The next section – “Ibu, saudara, isteri” – is Liem coming to terms with growing up as a mixed-race queer woman in Canada. “We are a language you didn’t learn.” When we don’t know the language our ancestors, something is forever cut off. A means of knowledge becomes restricted, especially if it is a language not taught in secondary schools. Without fluency, immigration records from the home country turn into indecipherable paperwork. But there are other ways to know, like food: “The mango in one hand, knife in the other, a slick, shrinking yellow sculpture.” Liem reveals her Indonesian-Chinese ancestry, although that doesn’t stop life’s little indignities:

A secret. Once she called you yellow,
no lie, at a yellow light on the way
to a baseball game & you let her
run across the street

The last lines resound from the insult: “she was talking about your mixed/race/face.” The last two rhymes provide an additional dig, a twisting of the knife.

Rewrites” expands the scope from the personal to the literary. Beyond the everyday experience of not-whiteness, the academic literary world reinforces this passive-aggressive others. While not blatantly racist in its presentation, the message remains clear:

I sit at the back of the classroom to which I am assigned
& a professor, whom I’m assigned to assist,
he draws a triangle on the blackboard.
This is Literature.

Some students copy. He’s dead serious,
he only reads dead men seriously. He put
Katherine Mansfield on the syllabus, but
his sympathy is with her husband who
had to deal with her bisexuality. I can’t say
I wanted to write this. Plus
I forget to note whether Milton or Shakespeare
was at the pinnacle. This professor
who has tenure, this professor, who
in the year two-thousand-seventeen,
was still worried about Lady Gaga’s influence-

The authoritative pronouncements and the Triangle of Literature with either Milton or Shakespeare at the pinnacle reminds one of the late Harold Bloom. Bloom, the ardent Bardolator, also didn’t suffer fools gladly, yet will be known for his bullheaded stubbornness when it came to modern literary theories and politically correct notions of diversity.

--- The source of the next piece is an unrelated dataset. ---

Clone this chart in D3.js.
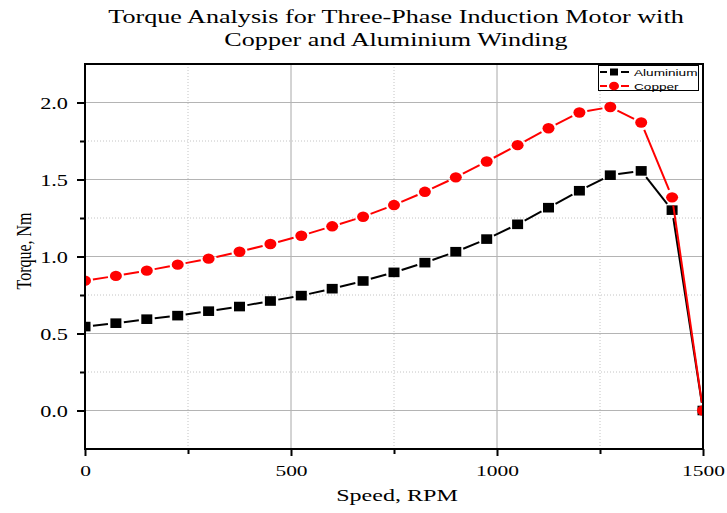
<!DOCTYPE html>
<html><head><meta charset="utf-8">
<script src="https://cdn.jsdelivr.net/npm/d3@7"></script>
<style>body{margin:0;background:#fff}</style></head><body>
<svg id="c" width="727" height="513"></svg>
<script>
// ---- data ----
const speed = [0,75,150,225,300,375,450,525,600,675,750,825,900,975,1050,1125,1200,1275,1350,1425,1500];
const aluminium = [0.545,0.567,0.593,0.616,0.645,0.675,0.711,0.746,0.791,0.841,0.897,0.960,1.031,1.113,1.209,1.317,1.427,1.528,1.556,1.301,0.0];
const copper = [0.843,0.874,0.908,0.947,0.986,1.031,1.081,1.135,1.196,1.258,1.334,1.420,1.514,1.617,1.723,1.833,1.935,1.971,1.870,1.384,0.0];
const xMajor = [0,500,1000,1500];
const xMinor = [250,750,1250];
const yMajor = [0,0.5,1.0,1.5,2.0];
const yMinor = [0.25,0.75,1.25,1.75];
const titleLines = ["Torque Analysis for Three-Phase Induction Motor with","Copper and Aluminium Winding"];
const xLabel = "Speed, RPM", yLabel = "Torque, Nm";
const seriesNames = ["Aluminium","Copper"];

// ---- layout ----
const m = {l:85, r:703, t:64, b:449};
const SX = 1.376;
const serif = "'Liberation Serif','Times New Roman',serif";
const sans = "'Liberation Sans',Arial,sans-serif";
const svg = d3.select("#c");
const x = d3.scaleLinear().domain([0,1500]).range([m.l,m.r]);
const y = d3.scaleLinear().domain([-0.25,2.25]).range([m.b,m.t]);

svg.append("rect").attr("width",727).attr("height",513).attr("fill","#fff");

// grid
const grid = svg.append("g");
grid.selectAll(".xmn").data(xMinor).join("line").attr("x1",d=>x(d)).attr("x2",d=>x(d)).attr("y1",m.t).attr("y2",m.b)
  .attr("stroke","#c4c4c4").attr("stroke-width",1).attr("stroke-dasharray","1,2");
grid.selectAll(".ymn").data(yMinor).join("line").attr("y1",d=>y(d)).attr("y2",d=>y(d)).attr("x1",m.l).attr("x2",m.r)
  .attr("stroke","#c4c4c4").attr("stroke-width",1).attr("stroke-dasharray","1,2");
grid.selectAll(".xmj").data(xMajor).join("line").attr("x1",d=>x(d)).attr("x2",d=>x(d)).attr("y1",m.t).attr("y2",m.b)
  .attr("stroke","#a8a8a8").attr("stroke-width",1);
grid.selectAll(".ymj").data(yMajor).join("line").attr("y1",d=>y(d)).attr("y2",d=>y(d)).attr("x1",m.l).attr("x2",m.r)
  .attr("stroke","#b4b4b4").attr("stroke-width",1);

// axes
function styleAxis(g){ g.select(".domain").remove(); g.selectAll(".tick line").attr("stroke","#000").attr("stroke-width",2); }
const ax = svg.append("g").attr("transform",`translate(0,${m.b})`)
  .call(d3.axisBottom(x).tickValues(xMajor).tickSize(7).tickFormat(d3.format("d")));
styleAxis(ax);
ax.selectAll(".tick text").attr("y",27.5).attr("dy",0).attr("font-family",serif).attr("font-size",15.6).attr("fill","#000")
  .attr("transform",`scale(${SX},1)`);
const axm = svg.append("g").attr("transform",`translate(0,${m.b})`)
  .call(d3.axisBottom(x).tickValues(xMinor).tickSize(5).tickFormat(""));
styleAxis(axm);
const ay = svg.append("g").attr("transform",`translate(${m.l},0)`)
  .call(d3.axisLeft(y).tickValues(yMajor).tickSize(8).tickFormat(d3.format(".1f")));
styleAxis(ay);
ay.selectAll(".tick text").attr("x",-17/SX).attr("dy","0.34em").attr("font-family",serif).attr("font-size",16.2).attr("fill","#000")
  .attr("transform",`scale(${SX},1)`);
const aym = svg.append("g").attr("transform",`translate(${m.l},0)`)
  .call(d3.axisLeft(y).tickValues(yMinor).tickSize(5).tickFormat(""));
styleAxis(aym);

// series
svg.append("clipPath").attr("id","clip").append("rect").attr("x",m.l).attr("y",m.t).attr("width",m.r-m.l).attr("height",m.b-m.t);
const plot = svg.append("g").attr("clip-path","url(#clip)");
const GAP = 8;
function drawSeries(vals, color, shape){
  const pts = speed.map((s,i)=>[x(s),y(vals[i])]);
  const segs = [];
  for(let i=0;i<pts.length-1;i++){
    const [x0,y0]=pts[i],[x1,y1]=pts[i+1];
    const dx=x1-x0, dy=y1-y0, L=Math.hypot(dx,dy);
    if(L>2*GAP){ const ux=dx/L, uy=dy/L; segs.push([x0+ux*GAP,y0+uy*GAP,x1-ux*GAP,y1-uy*GAP]); }
  }
  const g = plot.append("g");
  g.selectAll("line").data(segs).join("line").attr("x1",d=>d[0]).attr("y1",d=>d[1]).attr("x2",d=>d[2]).attr("y2",d=>d[3])
    .attr("stroke",color).attr("stroke-width",2);
  if(shape==="square"){
    g.selectAll("rect").data(pts).join("rect").attr("x",d=>d[0]-5.5).attr("y",d=>d[1]-4.8).attr("width",11).attr("height",9.6).attr("fill",color);
  } else {
    g.selectAll("ellipse").data(pts).join("ellipse").attr("cx",d=>d[0]).attr("cy",d=>d[1]).attr("rx",6).attr("ry",5.2).attr("fill",color);
  }
}
drawSeries(aluminium,"#000","square");
drawSeries(copper,"#ff0000","circle");

// frame
svg.append("rect").attr("x",m.l).attr("y",m.t).attr("width",m.r-m.l).attr("height",m.b-m.t)
  .attr("fill","none").attr("stroke","#000").attr("stroke-width",2);

// legend
const lg = svg.append("g");
lg.append("rect").attr("x",598.5).attr("y",65.5).attr("width",100).attr("height",25).attr("fill","#fff").attr("stroke","#000").attr("stroke-width",1);
const legItems = [{name:seriesNames[0],color:"#000",shape:"square",cy:72},{name:seriesNames[1],color:"#ff0000",shape:"circle",cy:86}];
legItems.forEach(it=>{
  lg.append("line").attr("x1",600).attr("x2",607).attr("y1",it.cy).attr("y2",it.cy).attr("stroke",it.color).attr("stroke-width",2);
  lg.append("line").attr("x1",621).attr("x2",629).attr("y1",it.cy).attr("y2",it.cy).attr("stroke",it.color).attr("stroke-width",2);
  if(it.shape==="square") lg.append("rect").attr("x",610).attr("y",it.cy-3.5).attr("width",8).attr("height",7).attr("fill",it.color);
  else lg.append("ellipse").attr("cx",614).attr("cy",it.cy).attr("rx",5).attr("ry",4.3).attr("fill",it.color);
  lg.append("g").attr("transform",`translate(634,${it.cy}) scale(${SX},1)`).append("text")
    .attr("dy","0.36em").attr("font-family",sans).attr("font-size",9.9).attr("fill","#000").text(it.name);
});

// titles
function stext(xx,yy,str,fs,rot){
  return svg.append("g").attr("transform",`translate(${xx},${yy}) scale(${SX},1)${rot?` rotate(${rot})`:""}`)
    .append("text").attr("text-anchor","middle").attr("font-family",serif).attr("font-size",fs).attr("fill","#000").text(str);
}
stext(396,23,titleLines[0],19);
stext(396,46,titleLines[1],19);
stext(397,501,xLabel,17.5);
stext(31,251,yLabel,16,-90);
</script></body></html>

The Bloomian rejection to diversify and update the Western Canon brings up the false dichotomy posed by literary traditionalists: Why should we include XYZ writers just because they are not-white, not-straight, etc.? The traditionalist don’t want to politicize the Western Canon. But this is a cheap intellectual dodge. Is including a writer’s sexuality, gender identity, race, socioeconomic background, political opinions, etc. somehow cheapening the literary work? To a historian like myself, it seems absurd. It turns the literary work into an ossified husk, a dead idol. Literary works have merit because they don’t exist in some White Box Museum Reliquary Vacuum. Hell, there were decades and centuries when Shakespeare – the crown in the Harold Bloom’s gnostic pantheon – was unpopular and thought unworthy of critical study.

To take another literary titan, Liem “rewrites” three poems by Charles Baudelaire. As Liem states in the Notes: “The Baudelaire poems are based on my limited knowledge of French, translations done by William Aggeler, and a deep discomfort with the originals.” Here’s a taste:

You would fuck the whole universe,
you slut.

You, a callus, too boring to be cruel.
Man eater.

A heartless rack,
you’re pretty in an ugly way. (“After Baudelaire: I. Slut, a dialogue”)

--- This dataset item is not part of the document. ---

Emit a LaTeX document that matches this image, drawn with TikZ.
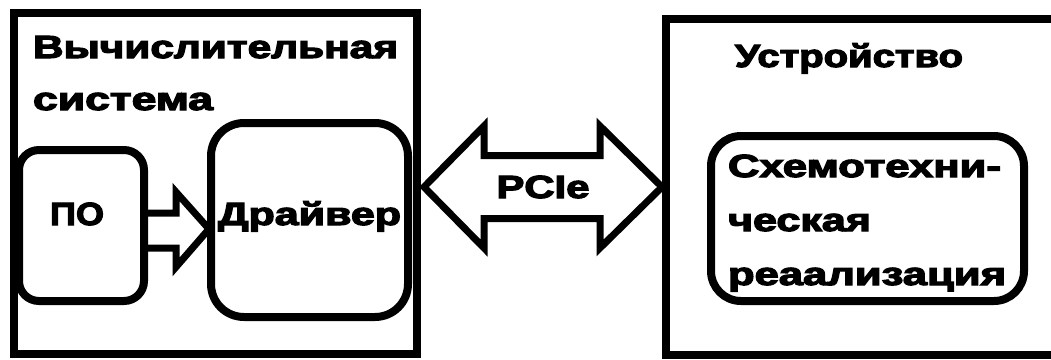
\documentclass[tikz,border=0pt]{standalone}
\usepackage{fontspec}
\usepackage{graphicx}
\newfontfamily\lblfont{Liberation Sans}[BoldFeatures={FakeBold=3.5}]
\usetikzlibrary{calc}
% set a line of text to a given width, keeping its height
\newcommand\fitw[2]{\resizebox{#1pt}{\height}{#2}}

\begin{document}
\begin{tikzpicture}[x=1pt, y=-1pt, line join=miter,
  frame/.style={draw, line width=8pt, rectangle, inner sep=0pt, outer sep=0pt},
  rbox/.style={frame, rounded corners=#1},
  lbl/.style={font=\lblfont\bfseries\fontsize{32}{#1}\selectfont,
              inner sep=0pt, outer sep=0pt, align=left, anchor=base west},
  lbl/.default=38,
  blockarrow/.style={draw, line width=7pt, line join=miter}]

\fill[white] (0,0) rectangle (1051,359);
\useasboundingbox (0,0) rectangle (1051,359);

% outer blocks
\node[frame, minimum width=403, minimum height=341] (sys) at (215.5,183.5) {};
\node[frame, minimum width=394, minimum height=336] (dev) at (863,187) {};

% inner rounded blocks
\node[rbox=20pt, minimum width=125, minimum height=151] (po)  at (81.5,225.5) {};
\node[rbox=33pt, minimum width=197, minimum height=194] (drv) at (309.5,220) {};
\node[rbox=30pt, minimum width=313, minimum height=165] (hw)  at (867.5,218.5) {};

% labels (multi-line labels are placed by the baseline of their last line)
\node[lbl=52] (systitle) at ($(sys.north west)+(19,97)$)
  {\fitw{365}{Вычислительная}\\\fitw{180}{система}};
\node[lbl] (devtitle) at ($(dev.north west)+(69,48)$) {\fitw{228}{Устройство}};
\node[lbl] (potext)  at ($(po.west)+(31,-0.5)$) {\fitw{54}{ПО}};
\node[lbl] (drvtext) at ($(drv.west)+(7,5)$) {\fitw{183}{Драйвер}};
\node[lbl=54] (hwtext) at ($(hw.north west)+(17,149)$)
  {\fitw{273}{Схемотехни-}\\\fitw{143}{ческая}\\\fitw{278}{реаализация}};

% block arrow: software -> driver
\draw[blockarrow] ($(po.east)+(0,-12.5)$) -- ++(32,0) -- ++(0,-21)
  -- ($(drv.west)+(-2,9)$) -- ($(po.east)+(32,41.5)$) -- ++(0,-19)
  -- ($(po.east)+(0,22.5)$);

% double block arrow: PCIe link
\coordinate (pl) at ($(sys.east)+(7,3.5)$);
\coordinate (pr) at ($(dev.west)+(-4,0)$);
\draw[blockarrow] (pl) -- ++(60,-61) -- ++(0,29.5) -- ++(116,0) -- ++(0,-29.5)
  -- (pr) -- ++(-62,61) -- ++(0,-29.5) -- ++(-116,0) -- ++(0,29.5) -- cycle;
\node[lbl, anchor=base] (pcie) at ($(pl)!0.5!(pr)+(0,11)$) {\fitw{93}{PCIe}};

\end{tikzpicture}
\end{document}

Not only did she rewrite Baudelaire, Liem didn’t even do the rewriting, upending the notion of authorship itself. Not only are these critical translations, they are free translations, reminiscent of Ezra Pound’s freewheeling adaptations of Propertius.

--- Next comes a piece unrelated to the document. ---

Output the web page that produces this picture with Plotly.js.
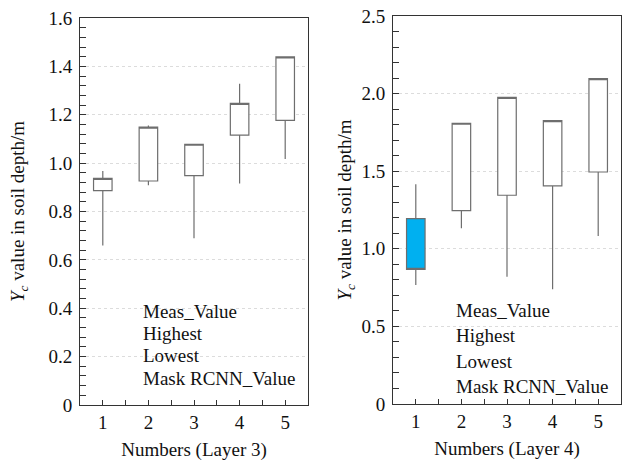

Obits. ends with the section “Yesterday, in future tense.” From the titular poem: “After reading a short story about an unknown woman dying, her unknownness the story’s centre, I will write a summary & make the questions about her, which are actually about the narrator, about myself.” This could be the precis of the entire poetry collection. While death and grieving become the main motifs, we read about Liem’s mixed-race heritage, her problematic relationship with the Western Canon (and its stentorian champions), and challenging poetic form itself. Despite its earnest subject matter, Obits. is a joyous read. It uncovers a life in all its sloppy, contradictory, and beautiful manifestations.